Less Dangerous Fantasies

a/s/l Some people misrepresent themselves with respect to the basic tags of "a/s/l", that is, "Age, sex and location". One kind of comical scenario is when men represent themselves as woman. I don't think this is very common (who knows?). The reason this is funny is that many men have a huge phobia about meeting a woman on chat who would turn out to be a man. They will avoid chat altogether just to avoid the possibly of such an encounter. Much more commonly, kids will represent themselves as older teens or 20 year olds. Also some people past their prime will represent themselves (through avatars or text) as being younger than they really are.

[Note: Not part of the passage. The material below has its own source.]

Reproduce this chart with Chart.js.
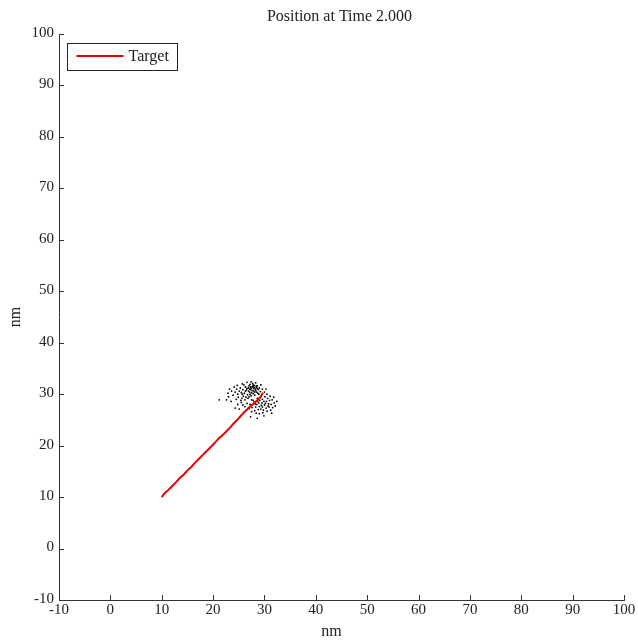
<!DOCTYPE html>
<html>
<head>
<meta charset="utf-8">
<script src="https://cdn.jsdelivr.net/npm/chart.js@4"></script>
<style>
  html, body { margin: 0; padding: 0; background: #fff; }
  #wrap { width: 638px; height: 641px; }
</style>
</head>
<body>
<div id="wrap"><canvas id="c" width="638" height="641"></canvas></div>
<script>
const titleText = 'Position at Time 2.000';
const axisTitleX = 'nm';
const axisTitleY = 'nm';
const legendLabel = 'Target';
const xTicks = [-10, 0, 10, 20, 30, 40, 50, 60, 70, 80, 90, 100];
const yTicks = [-10, 0, 10, 20, 30, 40, 50, 60, 70, 80, 90, 100];

// target trajectory
const targetX = [10.0, 10.6, 11.3, 12.0, 12.8, 13.5, 14.3, 15.0, 15.8, 16.5, 17.3, 18.0, 18.8, 19.5,
                 20.3, 21.0, 21.8, 22.5, 23.3, 24.0, 24.8, 25.5, 26.3, 27.0, 27.8, 28.5, 29.2, 29.7];
const targetY = [10.0, 10.8, 11.4, 12.1, 12.9, 13.7, 14.4, 15.2, 15.9, 16.7, 17.5, 18.2, 19.0, 19.7,
                 20.5, 21.3, 22.0, 22.7, 23.5, 24.3, 25.1, 25.9, 26.7, 27.4, 28.1, 28.7, 29.4, 30.3];

// particle cloud
const particleX = [
  26.1, 26.5, 26.9, 27.3, 27.6, 27.9, 28.2, 28.5, 28.8, 27.1, 26.7, 27.4, 27.8, 28.1, 28.4, 27.0, 26.3, 25.8, 25.5, 25.9,
  26.4, 27.2, 27.7, 28.0, 28.6, 29.0, 29.2, 28.9, 26.0, 25.3, 25.1, 24.8, 25.6, 26.2, 26.8, 27.5, 24.6, 24.3, 24.9, 25.4,
  23.9, 23.6, 24.1, 24.7, 25.7, 26.6, 27.4, 28.3, 29.3, 29.6, 26.9, 27.5, 28.0, 27.2, 26.6, 27.8, 28.7, 26.3, 25.7, 27.0,
  27.4, 27.9, 28.3, 27.6, 28.1, 27.3, 28.6, 27.8, 28.4, 27.1,
  28.0, 28.5, 29.0, 29.5, 30.0, 30.4, 30.8, 29.3, 29.8, 30.3, 30.9, 31.3, 31.0, 30.6, 30.1, 29.6, 29.1, 28.6, 28.3, 28.8,
  28.1, 27.6, 27.2, 27.0, 27.5, 28.4, 29.0, 29.7, 30.5, 31.2, 31.6, 31.9, 31.5, 31.1, 30.5, 30.0, 29.9, 29.4, 30.2, 28.9,
  29.2, 28.7, 30.7, 29.6, 28.2, 27.8, 26.6, 26.2, 26.5, 25.8, 25.5, 24.8, 24.3, 23.5, 22.6, 21.2, 22.9, 23.2, 31.8, 32.1,
  27.3, 29.9, 26.0, 31.4, 28.6, 25.1, 32.4, 23.0, 24.5, 30.3
];
const particleY = [
  30.2, 30.8, 31.2, 30.9, 31.4, 30.6, 31.0, 30.4, 30.9, 30.4, 29.9, 29.7, 30.1, 29.8, 31.3, 31.6, 31.4, 30.9, 30.3, 29.6,
  29.4, 31.9, 32.1, 31.7, 31.6, 31.2, 30.5, 30.0, 31.8, 31.2, 30.6, 30.0, 29.2, 28.9, 29.2, 28.9, 31.0, 30.4, 29.4, 28.8,
  29.8, 30.6, 31.4, 31.7, 32.0, 32.3, 32.4, 32.2, 31.8, 31.0, 30.6, 30.3, 31.3, 30.0, 31.1, 31.8, 30.2, 30.6, 30.0, 29.5,
  31.1, 31.1, 30.7, 30.7, 30.4, 31.4, 31.1, 31.5, 31.6, 31.0,
  28.5, 28.0, 27.6, 28.3, 27.9, 28.6, 28.1, 27.1, 26.9, 27.3, 27.5, 28.0, 28.8, 29.2, 29.5, 29.0, 28.8, 29.2, 27.5, 27.0,
  26.8, 27.4, 28.0, 27.2, 26.6, 26.3, 26.2, 26.4, 26.7, 26.9, 27.4, 28.3, 28.9, 29.6, 30.0, 30.4, 28.6, 27.8, 28.2, 28.3,
  29.4, 28.6, 27.7, 27.5, 28.1, 28.8, 28.2, 27.6, 26.9, 27.9, 28.4, 28.0, 27.3, 28.6, 28.9, 28.9, 30.2, 31.0, 29.4, 27.7,
  25.6, 25.8, 26.5, 26.3, 25.3, 27.1, 28.6, 29.5, 29.0, 31.0
];

const TICK_FONT = '15px "Liberation Serif", "Times New Roman", serif';
const TEXT_FONT = '16px "Liberation Serif", "Times New Roman", serif';
const INK = '#222';

// Axes decorations: inward ticks, tick labels, titles and legend box
const decorations = {
  id: 'decorations',
  afterDraw(chart) {
    const ctx = chart.ctx;
    const xs = chart.scales.x, ys = chart.scales.y;
    const a = chart.chartArea;
    ctx.save();
    ctx.strokeStyle = '#333';
    ctx.lineWidth = 1;
    ctx.beginPath();
    xTicks.forEach(v => {
      const px = Math.round(xs.getPixelForValue(v)) + 0.5;
      ctx.moveTo(px, a.bottom);
      ctx.lineTo(px, a.bottom - 5);
    });
    yTicks.forEach(v => {
      const py = Math.round(ys.getPixelForValue(v)) + 0.5;
      ctx.moveTo(a.left, py);
      ctx.lineTo(a.left + 5, py);
    });
    ctx.stroke();

    ctx.fillStyle = INK;
    ctx.font = TICK_FONT;
    ctx.textAlign = 'center';
    ctx.textBaseline = 'top';
    xTicks.forEach(v => {
      ctx.fillText(String(v), xs.getPixelForValue(v), a.bottom + 3);
    });
    ctx.textAlign = 'right';
    ctx.textBaseline = 'middle';
    yTicks.forEach(v => {
      ctx.fillText(String(v), a.left - 5, ys.getPixelForValue(v) - 1);
    });

    // titles
    ctx.font = TEXT_FONT;
    ctx.textAlign = 'center';
    ctx.textBaseline = 'middle';
    ctx.fillText(titleText, (a.left + a.right) / 2 - 2, 17);
    ctx.fillText(axisTitleX, (a.left + a.right) / 2 - 10, 632);
    ctx.save();
    ctx.translate(16, (a.top + a.bottom) / 2);
    ctx.rotate(-Math.PI / 2);
    ctx.fillText(axisTitleY, 0, 0);
    ctx.restore();

    // legend
    const lx = a.left + 8.5, ly = a.top + 9.5, lw = 110, lh = 27;
    ctx.fillStyle = '#fff';
    ctx.fillRect(lx, ly, lw, lh);
    ctx.strokeStyle = INK;
    ctx.strokeRect(lx, ly, lw, lh);
    ctx.strokeStyle = 'rgb(235,0,0)';
    ctx.lineWidth = 2;
    ctx.beginPath();
    ctx.moveTo(lx + 9, ly + 12.5);
    ctx.lineTo(lx + 56, ly + 12.5);
    ctx.stroke();
    ctx.fillStyle = INK;
    ctx.textAlign = 'left';
    ctx.fillText(legendLabel, lx + 61, ly + 13.5);
    ctx.restore();
  }
};

new Chart(document.getElementById('c'), {
  type: 'scatter',
  data: {
    datasets: [
      {
        label: legendLabel,
        data: targetX.map((x, i) => ({ x, y: targetY[i] })),
        showLine: true,
        borderColor: 'rgb(235,0,0)',
        borderWidth: 2,
        pointRadius: 0,
        tension: 0,
        order: 0
      },
      {
        label: 'particles',
        data: particleX.map((x, i) => ({ x, y: particleY[i] })),
        backgroundColor: '#000',
        borderWidth: 0,
        pointRadius: 0.9,
        order: 1
      }
    ]
  },
  options: {
    responsive: false,
    animation: false,
    devicePixelRatio: 1,
    layout: { padding: { top: 34, right: 14, left: 0, bottom: 0 } },
    plugins: { legend: { display: false }, tooltip: { enabled: false }, title: { display: false } },
    scales: {
      x: {
        type: 'linear', min: -10, max: 100,
        grid: { display: false },
        border: { display: true, color: '#333', width: 1 },
        ticks: { display: false },
        afterFit(s) { s.height = 41; }
      },
      y: {
        type: 'linear', min: -10, max: 100,
        grid: { display: false },
        border: { display: true, color: '#333', width: 1 },
        ticks: { display: false },
        afterFit(s) { s.width = 59; }
      }
    }
  },
  plugins: [decorations]
});
</script>
</body>
</html>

Our advice is to be honest about your age, sex and location (country or large city, not your street name). Some can and will misrepresent these things, but from our point of view, such people primarily hurt themselves. You may want to explore a range of different personalities, that you can't risk trying in the real world. But what good is there in putting yourself out as something you can never be? Part of learning and growing is accepting yourself as you are, and move on from there. Only then can you benefit from your experience after the computer is switched off.

So How Real Am I?

Pretty real. Relax, play and have fun and try stuff. But never forget who you are, and never forget that there are real, living people on the other side - just like your family. Handle yourself and others with care.